People blocking MTR exits
You're waiting it out at the entrance of the MTR station till the rain eases off – seems like a savvy idea. The problem comes when 20 other people have the same thought. It creates a faux human wall that stops anyone else getting in without having to barge through a tightly packed human scrum.
Getting splashed by cars
This one’s kind of ubiquitous. It's a classic, an infuriating classic. The difference here is simply volume, the rain properly floods down our streets, and given how little room there is to manoeuvre...
Even a modicum of rain seems to turn our city’s shopping malls and MTR stations into ice rinks. Rain’s not a new fad. You’d think grip would be a consideration when they plan these interiors but alas, looking sleek trumps a walkable surface.

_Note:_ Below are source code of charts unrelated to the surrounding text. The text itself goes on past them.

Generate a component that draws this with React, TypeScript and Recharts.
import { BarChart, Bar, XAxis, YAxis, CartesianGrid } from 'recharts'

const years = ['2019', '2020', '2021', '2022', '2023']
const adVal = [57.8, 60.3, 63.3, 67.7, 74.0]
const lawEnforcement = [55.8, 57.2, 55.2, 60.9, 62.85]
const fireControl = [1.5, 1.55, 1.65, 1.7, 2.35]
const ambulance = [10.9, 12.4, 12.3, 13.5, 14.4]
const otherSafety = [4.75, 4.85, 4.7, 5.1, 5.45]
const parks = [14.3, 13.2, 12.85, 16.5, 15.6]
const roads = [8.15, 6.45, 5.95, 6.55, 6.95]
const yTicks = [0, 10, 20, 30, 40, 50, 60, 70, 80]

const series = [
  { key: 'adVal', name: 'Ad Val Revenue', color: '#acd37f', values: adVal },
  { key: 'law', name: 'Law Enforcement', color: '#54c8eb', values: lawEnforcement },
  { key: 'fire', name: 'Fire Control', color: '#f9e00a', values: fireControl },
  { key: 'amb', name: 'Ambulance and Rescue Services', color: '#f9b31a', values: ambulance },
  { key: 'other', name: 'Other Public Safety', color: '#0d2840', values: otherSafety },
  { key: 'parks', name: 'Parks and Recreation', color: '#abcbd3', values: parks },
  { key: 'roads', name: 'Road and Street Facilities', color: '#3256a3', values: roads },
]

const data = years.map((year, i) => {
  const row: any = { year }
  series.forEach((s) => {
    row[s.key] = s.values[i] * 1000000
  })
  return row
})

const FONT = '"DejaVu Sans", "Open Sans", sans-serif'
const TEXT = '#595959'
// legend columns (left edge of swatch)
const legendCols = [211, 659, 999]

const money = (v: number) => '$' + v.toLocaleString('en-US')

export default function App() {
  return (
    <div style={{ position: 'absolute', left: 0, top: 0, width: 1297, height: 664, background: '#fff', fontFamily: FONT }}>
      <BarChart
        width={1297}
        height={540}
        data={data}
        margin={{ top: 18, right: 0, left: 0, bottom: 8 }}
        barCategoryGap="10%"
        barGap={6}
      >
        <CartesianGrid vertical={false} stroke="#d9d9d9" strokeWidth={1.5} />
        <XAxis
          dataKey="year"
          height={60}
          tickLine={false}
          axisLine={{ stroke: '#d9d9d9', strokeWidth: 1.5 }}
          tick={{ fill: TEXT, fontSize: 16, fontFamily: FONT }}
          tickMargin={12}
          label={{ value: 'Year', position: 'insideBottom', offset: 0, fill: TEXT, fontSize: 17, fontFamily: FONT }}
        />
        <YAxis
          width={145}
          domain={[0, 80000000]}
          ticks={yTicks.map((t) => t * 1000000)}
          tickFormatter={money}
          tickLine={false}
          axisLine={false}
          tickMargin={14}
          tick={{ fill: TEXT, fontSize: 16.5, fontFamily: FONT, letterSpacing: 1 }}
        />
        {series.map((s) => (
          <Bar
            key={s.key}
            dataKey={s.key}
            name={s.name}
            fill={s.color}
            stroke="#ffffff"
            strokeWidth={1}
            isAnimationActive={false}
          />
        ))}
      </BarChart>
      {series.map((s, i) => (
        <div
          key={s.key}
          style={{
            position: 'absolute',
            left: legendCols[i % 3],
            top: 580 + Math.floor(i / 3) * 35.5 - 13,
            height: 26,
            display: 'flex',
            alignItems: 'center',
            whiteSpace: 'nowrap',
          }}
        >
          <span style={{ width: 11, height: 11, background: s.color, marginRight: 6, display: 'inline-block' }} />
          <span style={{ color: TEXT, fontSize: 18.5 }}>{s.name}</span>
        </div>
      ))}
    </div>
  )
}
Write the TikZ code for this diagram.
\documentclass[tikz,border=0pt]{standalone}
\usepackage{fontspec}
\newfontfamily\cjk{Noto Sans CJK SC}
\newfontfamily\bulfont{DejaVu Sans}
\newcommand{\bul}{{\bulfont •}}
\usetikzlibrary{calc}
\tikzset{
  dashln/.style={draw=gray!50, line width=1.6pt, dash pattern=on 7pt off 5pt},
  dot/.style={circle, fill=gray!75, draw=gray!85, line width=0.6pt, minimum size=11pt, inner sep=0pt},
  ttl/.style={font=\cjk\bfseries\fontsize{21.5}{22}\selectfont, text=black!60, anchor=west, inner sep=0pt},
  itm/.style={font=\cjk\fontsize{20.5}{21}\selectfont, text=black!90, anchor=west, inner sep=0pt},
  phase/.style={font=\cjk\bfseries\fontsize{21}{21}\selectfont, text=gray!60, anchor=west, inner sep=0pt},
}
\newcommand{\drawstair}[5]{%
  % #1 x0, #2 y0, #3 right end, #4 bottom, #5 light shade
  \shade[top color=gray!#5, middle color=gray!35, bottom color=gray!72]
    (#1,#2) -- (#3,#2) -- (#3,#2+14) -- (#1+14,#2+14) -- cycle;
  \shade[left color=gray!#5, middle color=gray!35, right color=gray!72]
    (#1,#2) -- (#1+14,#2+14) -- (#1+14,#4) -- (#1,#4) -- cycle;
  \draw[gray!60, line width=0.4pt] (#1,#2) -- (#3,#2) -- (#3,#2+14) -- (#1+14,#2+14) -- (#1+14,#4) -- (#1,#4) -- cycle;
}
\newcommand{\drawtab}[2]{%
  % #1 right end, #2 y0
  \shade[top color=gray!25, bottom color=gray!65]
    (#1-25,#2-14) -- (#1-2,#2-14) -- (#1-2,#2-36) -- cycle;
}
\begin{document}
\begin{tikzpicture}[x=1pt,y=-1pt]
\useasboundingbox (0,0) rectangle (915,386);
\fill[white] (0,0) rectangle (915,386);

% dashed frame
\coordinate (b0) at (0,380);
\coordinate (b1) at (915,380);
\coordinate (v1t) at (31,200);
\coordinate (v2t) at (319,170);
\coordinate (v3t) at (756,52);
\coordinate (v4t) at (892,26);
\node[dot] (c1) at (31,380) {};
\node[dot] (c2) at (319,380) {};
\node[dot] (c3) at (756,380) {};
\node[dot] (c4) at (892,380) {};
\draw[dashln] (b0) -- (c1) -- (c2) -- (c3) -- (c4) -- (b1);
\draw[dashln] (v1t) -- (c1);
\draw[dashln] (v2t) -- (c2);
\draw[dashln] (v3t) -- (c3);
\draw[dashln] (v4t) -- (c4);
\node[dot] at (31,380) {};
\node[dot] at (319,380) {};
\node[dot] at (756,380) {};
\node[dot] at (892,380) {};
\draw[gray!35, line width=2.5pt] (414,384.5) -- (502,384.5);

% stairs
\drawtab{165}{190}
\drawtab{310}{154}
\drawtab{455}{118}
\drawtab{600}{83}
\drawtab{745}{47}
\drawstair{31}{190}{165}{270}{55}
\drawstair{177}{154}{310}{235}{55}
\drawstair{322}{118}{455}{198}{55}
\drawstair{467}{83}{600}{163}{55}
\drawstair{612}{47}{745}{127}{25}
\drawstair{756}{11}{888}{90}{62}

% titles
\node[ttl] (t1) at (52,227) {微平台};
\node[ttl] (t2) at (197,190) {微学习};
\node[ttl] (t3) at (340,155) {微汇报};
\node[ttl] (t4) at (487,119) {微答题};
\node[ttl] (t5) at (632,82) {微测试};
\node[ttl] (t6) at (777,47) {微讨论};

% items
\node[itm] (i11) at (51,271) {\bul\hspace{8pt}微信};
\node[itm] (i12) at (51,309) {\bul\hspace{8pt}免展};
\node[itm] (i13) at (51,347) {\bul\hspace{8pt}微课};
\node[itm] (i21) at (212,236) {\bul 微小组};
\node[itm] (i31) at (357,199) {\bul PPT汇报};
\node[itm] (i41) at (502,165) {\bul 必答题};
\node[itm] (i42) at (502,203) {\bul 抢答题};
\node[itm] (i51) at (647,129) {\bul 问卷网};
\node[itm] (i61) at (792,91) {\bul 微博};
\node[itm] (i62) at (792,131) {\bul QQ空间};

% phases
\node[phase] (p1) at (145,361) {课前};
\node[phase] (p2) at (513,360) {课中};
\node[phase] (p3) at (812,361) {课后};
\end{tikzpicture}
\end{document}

We’re civilised people here. If you lose something, chances are it will find its way back to you thanks to the staunch sense of civic duty inherent in Hongkongers. That all goes out the window when the rain comes and people show their true colours. A simple trip into Wellcome can quickly turn into Taken as your prized umbrella is whisked away by some gangster.
“I have to charge you extra because my insurance doesn’t cover driving in black rain.” Pull the other one, mate. We’re no mugs. While we applaud the industry of our city’s taxi drivers, those who try and rip citizens off are the worst.
Ill-considered umbrella openings
Never forgot: Your sheathed umbrella retains a formidable amount of water. It stands to reason then, when you suddenly spring it open, said water will be sprayed everywhere.
Wet MTR and bus seats
Seats are for humans, not your stupid wet, drippy umbrella. Thanks to your umbrella getting the royal treatment, others now have a wet bum and look a fool. Anyone who does this is a horrible person and who deserves to have their umbrella confiscated.
Talking about rain
Don’t you hate those people who’re obsessed with the weather. It dominates their conversations, thoughts and website. It has to stop – after this article.